Okay, I looked over my resolutions, and I am not off to the best start but if I remain positive and focused, I should pick up some momentum. I haven't written 1,000 words each day, but I have been writing daily, mostly through a journal of letters to my nephew.
Due to family drama, I haven't been able to see my step-nephews and nephew for a few months, and prior to that, when I saw them in public, they ignored me. It's been difficult dealing with the sudden change in the relationships, particularly with my six-year-old nephew. It's been hardest on my mother, however. My step-nephews were getting to the age where they didn't want to hang out with their grandmother or aunt as much. My youngest nephew, though, used to enjoy doing activities with us and we both miss that.

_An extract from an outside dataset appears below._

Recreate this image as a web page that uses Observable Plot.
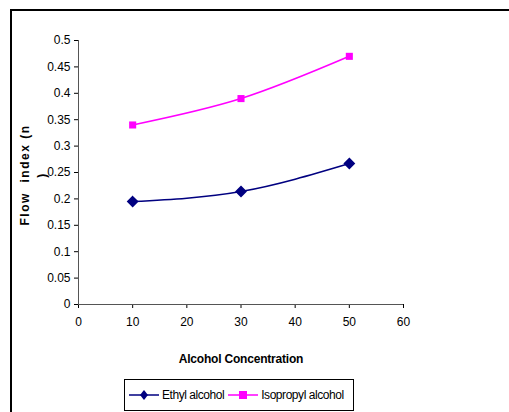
<!DOCTYPE html>
<html>
<head>
<meta charset="utf-8">
<script src="https://cdn.jsdelivr.net/npm/d3@7"></script>
<script src="https://cdn.jsdelivr.net/npm/@observablehq/plot@0.6"></script>
<style>
  html, body { margin: 0; padding: 0; background: #fff; }
  #wrap { position: relative; width: 509px; height: 412px; overflow: hidden; font-family: "Liberation Sans", Arial, sans-serif; }
  #frame { position: absolute; left: 10px; top: 9px; width: 520px; height: 420px; border-left: 2px solid #000; border-top: 2px solid #000; }
  #chart { position: absolute; left: 0; top: 0; }
  .xtitle { position: absolute; left: 0; width: 482px; top: 352px; text-align: center; font-weight: bold; font-size: 12px; letter-spacing: -0.2px; }
  .ytitle { position: absolute; top: 175px; width: 160px; transform: translate(-50%, -50%) rotate(-90deg); transform-origin: 50% 50%; }
  .ytitle div { text-align: center; font-weight: bold; font-size: 12px; letter-spacing: 1.5px; line-height: 17px; white-space: pre; }
  #legend { position: absolute; left: 124px; top: 379px; width: 228px; height: 30px; border: 1px solid #000; display: flex; align-items: center; font-size: 12px; white-space: nowrap; letter-spacing: -0.45px; }
  #legend .item { display: flex; align-items: center; margin-left: 4px; }
  #legend svg { display: block; }
</style>
</head>
<body>
<div id="wrap">
  <div id="frame"></div>
  <div id="chart"></div>
  <div class="xtitle">Alcohol Concentration</div>
  <div class="ytitle" style="left:34px"><div>Flow  index (n</div><div>)</div></div>
  <div id="legend"></div>
</div>
<script>
const concentrations = [10, 30, 50];
const ethylValues = [0.195, 0.214, 0.267];
const isopropylValues = [0.34, 0.39, 0.47];
const seriesNames = ["Ethyl alcohol", "Isopropyl alcohol"];
const seriesColors = ["#000080", "#FF00FF"];
const xTicks = [0, 10, 20, 30, 40, 50, 60];
const yTicks = [0, 0.05, 0.1, 0.15, 0.2, 0.25, 0.3, 0.35, 0.4, 0.45, 0.5];

const ethyl = concentrations.map((c, i) => ({x: c, y: ethylValues[i], s: seriesNames[0]}));
const iso = concentrations.map((c, i) => ({x: c, y: isopropylValues[i], s: seriesNames[1]}));

const chart = Plot.plot({
  width: 509,
  height: 412,
  marginLeft: 78,
  marginRight: 106,
  marginTop: 40,
  marginBottom: 108,
  style: {fontFamily: "'Liberation Sans', Arial, sans-serif", fontSize: "12px", color: "#000", background: "transparent"},
  x: {domain: [0, 60], ticks: xTicks, tickSize: 4, tickPadding: 9, label: null, tickFormat: d => String(d)},
  y: {domain: [0, 0.5], ticks: yTicks, tickSize: 4, tickPadding: 4, label: null, tickFormat: d => String(d)},
  marks: [
    Plot.ruleX([0], {stroke: "#555"}),
    Plot.ruleY([0], {stroke: "#555"}),
    Plot.line(ethyl, {x: "x", y: "y", stroke: seriesColors[0], strokeWidth: 1.6, curve: "monotone-x"}),
    Plot.line(iso, {x: "x", y: "y", stroke: seriesColors[1], strokeWidth: 1.6, curve: "monotone-x"}),
    Plot.dot(ethyl, {x: "x", y: "y", symbol: "diamond2", fill: seriesColors[0], stroke: seriesColors[0], r: 4.4}),
    Plot.dot(iso, {x: "x", y: "y", symbol: "square2", fill: seriesColors[1], stroke: "none", r: 4.5})
  ]
});
document.getElementById("chart").appendChild(chart);

// legend
const legend = document.getElementById("legend");
const symbols = [
  '<polygon points="15,1 19,6 15,11 11,6" fill="' + seriesColors[0] + '"/>',
  '<rect x="11" y="2" width="8" height="8" fill="' + seriesColors[1] + '"/>'
];
seriesNames.forEach((name, i) => {
  const item = document.createElement("div");
  item.className = "item";
  item.innerHTML = '<svg width="30" height="12"><line x1="0" y1="6" x2="30" y2="6" stroke="' + seriesColors[i] + '" stroke-width="1.5"/>' + symbols[i] + '</svg><span style="margin-left:3px">' + name + '</span>';
  legend.appendChild(item);
});
</script>
</body>
</html>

Since we haven't been able to give them the gifts we purchased, Mom decided she would set up an account and keep a journal of the times she thought of him, or something she wanted to buy, put the money into an account and turn everything over to him once he's graduated high school. I liked the idea, and started my own journal of letters to my nephew. It's amazing what little things remind me of him, and it's also helped me a lot since it gives me a much-needed outlet for my thoughts.
All of the drama is why I want to develop myself spiritually because it has been incredibly difficult dealing with my hurt and disappointment in the behavior of several family members. I realize there are people who have it worse than I do, and there will be better days. Still, I've allowed the recent stress to affect my eating habits, which leads into my "eat less, exercise more" resolution (although I have that one on the list EVERY year).
Six months ago, I started Weight Watchers Online and had great success over the first three months. The last three months did not go nearly as well, and I gained back ten pounds. I've been struggling to get back on track with the plan and hope tomorrow's weigh-in will be the spark I need to just put one foot in front of the other.